Recall the article appearing a few weeks ago, noting that the Democratic Party has decided to write off the votes of the white working-class in the 2012 election, which it has judged is going to overwhelmingly go to the Republicans. Instead, it has decided to try and increase the vote of the suburban upper-middle class and coastal elites, as well as the vote of college students who had been so enthusiastic about Obama in 2008. Without such an increase to make up for the loss of working-class votes (once a Democratic mainstay), the Democratic policy wonks believe Obama will lose.
On the campuses, and among East and West coast types, environmental activism is the big cause of the day. Unlike working-class voters and even the unions that represent them and put jobs and the economy as their first concern, they like that their hero Al Gore puts nature and the environment first, and always paints a more deadly picture about the condition of the earth than is warranted by the facts.
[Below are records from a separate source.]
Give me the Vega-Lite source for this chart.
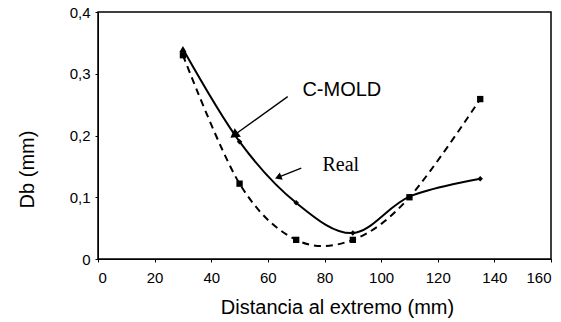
{
  "$schema": "https://vega.github.io/schema/vega-lite/v6.json",
  "width": 453,
  "height": 247,
  "autosize": {"type": "none"},
  "padding": {"left": 98, "top": 12, "right": 10, "bottom": 63},
  "background": "white",
  "config": {
    "font": "Liberation Sans",
    "view": {"stroke": "black", "strokeWidth": 1.5},
    "axis": {
      "domainColor": "black",
      "tickColor": "black",
      "labelColor": "black",
      "titleColor": "black",
      "labelFont": "Liberation Sans",
      "titleFont": "Liberation Sans",
      "labelFontSize": 15,
      "titleFontSize": 20,
      "titleFontWeight": "normal",
      "grid": false,
      "tickSize": 3
    }
  },
  "datasets": {
    "curves": [
      {"serie": "C-MOLD", "x": 30, "y": 0.34},
      {"serie": "C-MOLD", "x": 50, "y": 0.19},
      {"serie": "C-MOLD", "x": 70, "y": 0.091},
      {"serie": "C-MOLD", "x": 90, "y": 0.042},
      {"serie": "C-MOLD", "x": 110, "y": 0.101},
      {"serie": "C-MOLD", "x": 135, "y": 0.13},
      {"serie": "Real", "x": 30, "y": 0.33},
      {"serie": "Real", "x": 50, "y": 0.122},
      {"serie": "Real", "x": 70, "y": 0.031},
      {"serie": "Real", "x": 90, "y": 0.031},
      {"serie": "Real", "x": 110, "y": 0.1},
      {"serie": "Real", "x": 135, "y": 0.259}
    ],
    "arrows": [
      {"label": "C-MOLD", "x": 67, "y": 0.263, "x2": 48.5, "y2": 0.202},
      {"label": "Real", "x": 71.8, "y": 0.147, "x2": 64, "y2": 0.133}
    ],
    "labels": [
      {"label": "C-MOLD", "x": 72.2, "y": 0.274},
      {"label": "Real", "x": 79.3, "y": 0.152}
    ]
  },
  "layer": [
    {
      "data": {"name": "curves"},
      "transform": [{"filter": "datum.serie == 'Real'"}],
      "mark": {"type": "line", "interpolate": "cardinal", "color": "black", "strokeWidth": 2, "strokeDash": [7, 5]},
      "encoding": {
        "x": {"field": "x", "type": "quantitative", "scale": {"domain": [0, 160], "nice": false},
          "axis": {"values": [0, 20, 40, 60, 80, 100, 120, 140, 160], "title": "Distancia al extremo (mm)", "labelPadding": 8, "titleX": 239, "titleY": 54, "titleBaseline": "alphabetic", "titleAlign": "center"}},
        "y": {"field": "y", "type": "quantitative", "scale": {"domain": [0, 0.4], "nice": false},
          "axis": {"values": [0, 0.05, 0.1, 0.15, 0.2, 0.25, 0.3, 0.35, 0.4], "labelPadding": 5,
            "labelExpr": "round(datum.value * 20) % 2 == 1 ? '' : (datum.value == 0 ? '0' : replace(format(datum.value, '.1f'), '.', ','))",
            "title": "Db (mm)", "titleAngle": -90, "titleX": -71, "titleY": 157, "titleBaseline": "middle", "titleAlign": "center"}}
      }
    },
    {
      "data": {"name": "curves"},
      "transform": [{"filter": "datum.serie == 'C-MOLD'"}],
      "mark": {"type": "line", "interpolate": "cardinal", "color": "black", "strokeWidth": 2},
      "encoding": {
        "x": {"field": "x", "type": "quantitative"},
        "y": {"field": "y", "type": "quantitative"}
      }
    },
    {
      "data": {"name": "curves"},
      "transform": [{"filter": "datum.serie == 'Real'"}],
      "mark": {"type": "point", "shape": "square", "filled": true, "color": "black", "size": 40, "opacity": 1},
      "encoding": {
        "x": {"field": "x", "type": "quantitative"},
        "y": {"field": "y", "type": "quantitative"}
      }
    },
    {
      "data": {"name": "curves"},
      "transform": [{"filter": "datum.serie == 'C-MOLD' && datum.x > 40"}],
      "mark": {"type": "point", "shape": "diamond", "filled": true, "color": "black", "size": 30, "opacity": 1},
      "encoding": {
        "x": {"field": "x", "type": "quantitative"},
        "y": {"field": "y", "type": "quantitative"}
      }
    },
    {
      "data": {"name": "curves"},
      "transform": [{"filter": "datum.serie == 'C-MOLD' && datum.x < 40"}],
      "mark": {"type": "point", "shape": "triangle-up", "filled": true, "color": "black", "size": 50, "opacity": 1},
      "encoding": {
        "x": {"field": "x", "type": "quantitative"},
        "y": {"field": "y", "type": "quantitative"}
      }
    },
    {
      "data": {"name": "arrows"},
      "mark": {"type": "rule", "color": "black", "strokeWidth": 1.3},
      "encoding": {
        "x": {"field": "x", "type": "quantitative"},
        "y": {"field": "y", "type": "quantitative"},
        "x2": {"field": "x2"},
        "y2": {"field": "y2"}
      }
    },
    {
      "data": {"name": "arrows"},
      "transform": [{"filter": "datum.label == 'C-MOLD'"}],
      "mark": {"type": "point", "shape": "triangle", "filled": true, "color": "black", "size": 110, "opacity": 1, "angle": 234},
      "encoding": {
        "x": {"field": "x2", "type": "quantitative"},
        "y": {"field": "y2", "type": "quantitative"}
      }
    },
    {
      "data": {"name": "arrows"},
      "transform": [{"filter": "datum.label == 'Real'"}],
      "mark": {"type": "point", "shape": "triangle", "filled": true, "color": "black", "size": 60, "opacity": 1, "angle": 248},
      "encoding": {
        "x": {"field": "x2", "type": "quantitative"},
        "y": {"field": "y2", "type": "quantitative"}
      }
    },
    {
      "data": {"name": "labels"},
      "transform": [{"filter": "datum.label == 'C-MOLD'"}],
      "mark": {"type": "text", "align": "left", "baseline": "middle", "font": "Liberation Sans", "fontSize": 20, "color": "black"},
      "encoding": {
        "x": {"field": "x", "type": "quantitative"},
        "y": {"field": "y", "type": "quantitative"},
        "text": {"field": "label"}
      }
    },
    {
      "data": {"name": "labels"},
      "transform": [{"filter": "datum.label == 'Real'"}],
      "mark": {"type": "text", "align": "left", "baseline": "middle", "font": "Liberation Serif", "fontSize": 20, "color": "black"},
      "encoding": {
        "x": {"field": "x", "type": "quantitative"},
        "y": {"field": "y", "type": "quantitative"},
        "text": {"field": "label"}
      }
    }
  ]
}
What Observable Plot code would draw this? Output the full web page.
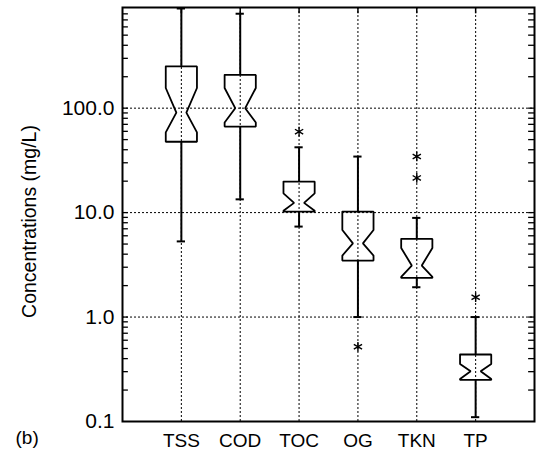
<!DOCTYPE html>
<html><head><meta charset="utf-8">
<script src="https://cdn.jsdelivr.net/npm/d3@7"></script>
<script src="https://cdn.jsdelivr.net/npm/@observablehq/plot@0.6"></script>
<style>html,body{margin:0;padding:0;background:#fff} svg{display:block}</style>
</head><body><div id="chart"></div>
<script>
const categories = ["TSS", "COD", "TOC", "OG", "TKN", "TP"];
const whiskerLow  = [5.3, 13.4, 7.35, 1.0, 1.93, 0.11];
const quartile1   = [47.7, 66.6, 10.2, 3.47, 2.37, 0.25];
const notchLow    = [58.6, 73, 10.4, 3.88, 2.42, 0.255];
const medians     = [90.6, 100, 12.4, 5.08, 3.11, 0.303];
const notchHigh   = [156, 156, 15.3, 6.82, 4.59, 0.356];
const quartile3   = [251, 208, 19.8, 10.2, 5.6, 0.438];
const whiskerHigh = [900, 802, 42.2, 34.4, 8.9, 1.0];
const outlierCategory = ["TOC", "OG", "TKN", "TKN", "TP"];
const outlierValue    = [59.6, 0.52, 21.5, 34.4, 1.55];
const yTickValues = [0.1, 1, 10, 100];
const yTickLabels = ["0.1", "1.0", "10.0", "100.0"];
const minorTicks = [0.2,0.3,0.4,0.5,0.6,0.7,0.8,0.9,1,2,3,4,5,6,7,8,9,10,20,30,40,50,60,70,80,90,100,200,300,400,500,600,700,800];

const boxHalf = 0.265, notchHalf = 0.085, capHalf = 0.07, tickLen = 0.1;
const xDomain = [0, 7], yDomain = [0.1, 920];
const positions = categories.map((c, i) => i + 1);
const rows = categories.map((c, i) => ({
  c, pos: i + 1, lo: whiskerLow[i], q1: quartile1[i], nLo: notchLow[i],
  med: medians[i], nHi: notchHigh[i], q3: quartile3[i], hi: whiskerHigh[i]
}));
const outline = rows.flatMap(r => [
  [r.pos - boxHalf, r.q3], [r.pos + boxHalf, r.q3], [r.pos + boxHalf, r.nHi],
  [r.pos + notchHalf, r.med], [r.pos + boxHalf, r.nLo], [r.pos + boxHalf, r.q1],
  [r.pos - boxHalf, r.q1], [r.pos - boxHalf, r.nLo], [r.pos - notchHalf, r.med],
  [r.pos - boxHalf, r.nHi], [r.pos - boxHalf, r.q3]
].map(([x, y]) => ({c: r.c, x, y})));
const outliers = outlierCategory.map((c, i) => ({pos: categories.indexOf(c) + 1, v: outlierValue[i]}));

const font = "'Liberation Sans', Arial, Helvetica, sans-serif";
const chart = Plot.plot({
  width: 539, height: 454,
  marginLeft: 122, marginRight: 5, marginTop: 7, marginBottom: 33,
  style: {fontFamily: font, fontSize: "19px", color: "#000", background: "#fff"},
  x: {type: "linear", domain: xDomain},
  y: {type: "log", domain: yDomain},
  marks: [
    Plot.gridY([1, 10, 100], {stroke: "#000", strokeOpacity: 1, strokeWidth: 1, strokeDasharray: "2,2"}),
    Plot.gridX(positions, {stroke: "#000", strokeOpacity: 1, strokeWidth: 1, strokeDasharray: "2,2"}),
    Plot.ruleX(rows, {x: "pos", y1: "q3", y2: "hi", stroke: "#000", strokeWidth: 2}),
    Plot.ruleX(rows, {x: "pos", y1: "lo", y2: "q1", stroke: "#000", strokeWidth: 2}),
    Plot.ruleY(rows, {y: "hi", x1: d => d.pos - capHalf, x2: d => d.pos + capHalf, stroke: "#000", strokeWidth: 2}),
    Plot.ruleY(rows, {y: "lo", x1: d => d.pos - capHalf, x2: d => d.pos + capHalf, stroke: "#000", strokeWidth: 2}),
    Plot.line(outline, {x: "x", y: "y", z: "c", stroke: "#000", strokeWidth: 1.8, strokeLinejoin: "miter"}),
    Plot.dot(outliers, {x: "pos", y: "v", symbol: "asterisk", r: 4.5, stroke: "#000", strokeWidth: 1.4}),
    Plot.ruleY(minorTicks, {y: d => d, x1: xDomain[0], x2: xDomain[0] + tickLen, stroke: "#000", strokeWidth: 1.3}),
    Plot.ruleY(minorTicks, {y: d => d, x1: xDomain[1] - tickLen, x2: xDomain[1], stroke: "#000", strokeWidth: 1.3}),
    Plot.ruleX(positions, {x: d => d, y1: yDomain[1], y2: yDomain[1] * 0.87, stroke: "#000", strokeWidth: 1.5}),
    Plot.axisY({anchor: "left", ticks: yTickValues, tickSize: 0, tickPadding: 8, fontSize: 21,
      tickFormat: d => yTickLabels[yTickValues.indexOf(d)], label: null}),
    Plot.axisX({anchor: "bottom", ticks: positions, tickSize: 0, tickPadding: 12,
      tickFormat: d => categories[d - 1], label: null}),
    Plot.frame({stroke: "#000", strokeWidth: 2}),
    Plot.text(["Concentrations (mg/L)"], {frameAnchor: "left", textAnchor: "middle", rotate: -90, dx: -93, dy: 7, fontSize: 19.5}),
    Plot.text(["(b)"], {frameAnchor: "bottom-left", textAnchor: "start", dx: -107, dy: 22, fontSize: 19})
  ]
});
document.getElementById("chart").append(chart);
</script>
</body></html>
A prime example of this is the column on Huffington Post by the actor-activist Robert Redford, who praises Obama for “standing up” to Big Oil.
In Redford’s eyes, it’s all about Big Oil lobbyists paying off members of Congress to vote for the folly of an environmentally disastrous pipeline. The actor has not one word about the wide breadth of support for the pipeline, including from the AFL-CIO unions that support Obama on almost everything else. But Redford is precisely the kind of Obama supporter whose votes the administration is courting and that they deem as essential for a 2012 victory at the polls.
So if the unions supported the pipeline, as they did, why are they so silent now that the president has turned against a proposal they backed? The answer is that I suspect a private deal was made last week: The unions would downgrade their disappointment at the veto of Keystone XL, in return for the president unconstitutionally using his powers to override the Constitution and put in pro-labor recess appointments to the National Labor Relations Board (NLRB), the same board that tried to penalize Boeing for wanting to move its new facility to South Carolina from the state of Washington.
For the unions, a pro-left-wing NLRB is more important for Big Labor to attain all of its goals even if it hurts the spread of corporations to a more hospitable climate where new jobs would be created. This kind of clout as well as promises to support other labor demands that Congress might not sanction but which the president would try to implement by executive fiat are more important in their judgment than having the pipeline built at this moment.
And, in the process, Obama would try to energize the left-wing base in Hollywood and the campuses, which care little about the needs of the working-class and the unions, but respond with passion to the clarion calls of Al Gore, Robert Redford, and Laurie David.
So the president makes his move, and leaves the pipeline for the future while instead he makes his stand in an orchestrated speech to be given at Disney World’s “Main Street,” as far away as possible from any real American main street, and where the ghost of Walt Disney is turning over in his grave to learn what his beloved theme park is being used for.
The president, I think, will need a lot more to win next November than pandering to an invited Florida audience at the nation’s number one dream factory after those in Hollywood.